La deuxième condition est de faire diversion en créant un espace de spontanéité. Comment obliger les gens à être spontanés pour créer. Sûrement pas en leur disant « soyez spontanés ! »
Pour faire diversion et obliger les gens à créer sans s’en rendre compte, il faut les faire jouer. La puissance du jeu chez l’être humain est encore trop méconnue. [Pour aller plus loin sur le sujet, je vous recommande la lecture de « Jouer » de l’anthropologue Roberte Hamayon]. Le jeu suit des règles qu’il faut tout d’abord bien intégrer (ex : pas de censure, interdit de critiquer une idée, rebondir sur les idées des autres… les règles du brainstorming quoi). Et comme beaucoup ont déjà constaté la puissante efficacité du jeu dans la production d’idées en entreprise, aujourd’hui, chaque type de problématique a généralement un jeu dédié existant !
C’est le principe du gamestorming qui vous orientera vers le jeu adapté à votre « carrefour ». Vous voulez définir une cible ? Vous voulez creuser un sujet ? Changer d’angle d’attaque ? Ou plutôt prioriser ? Il existe un jeu pour chaque étape de la création. Depuis la grande divergence où les « crazy ideas » sont les bienvenues, jusqu’à la convergence aboutissant à la sélection des idées à mettre en œuvre.
Ainsi, vous saisissez maintenant pourquoi un processus créatif en entreprise n’est pas à prendre à la légère.
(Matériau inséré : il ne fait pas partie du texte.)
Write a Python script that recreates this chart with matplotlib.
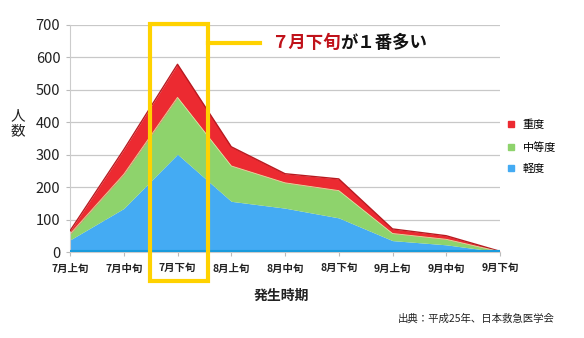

Il ne suffit pas de dire : « Vous avez un Lab, créez ! » Ou : « Vous avez tel problème, brainstormez ! ». Créer nécessite une intention claire, une formulation du challenge précis et des conditions de créativité qui sont loin d’être un hasard et ne peuvent pas s’improviser.
D’où la spécialisation de certaines entreprises dans l’animation de sessions de créativité.
Créer les conditions de la créativité et amener le groupe à produire de vraies idées (c’est-à-dire des concepts nouveaux, détaillés et réellement ad hoc) est devenu une expertise, un métier à part entière, avec ses méthodes et ses exigences issues de longues années d’expérience. Contrairement à ce qu’on pourrait croire, le « game » est sérieux et très codifié. La créativité se fait dans l’effort et la persévérance, même si l’ambiance « fun » fait partie des conditions. En bref, pour créer, il faut être sérieux sans se prendre au sérieux.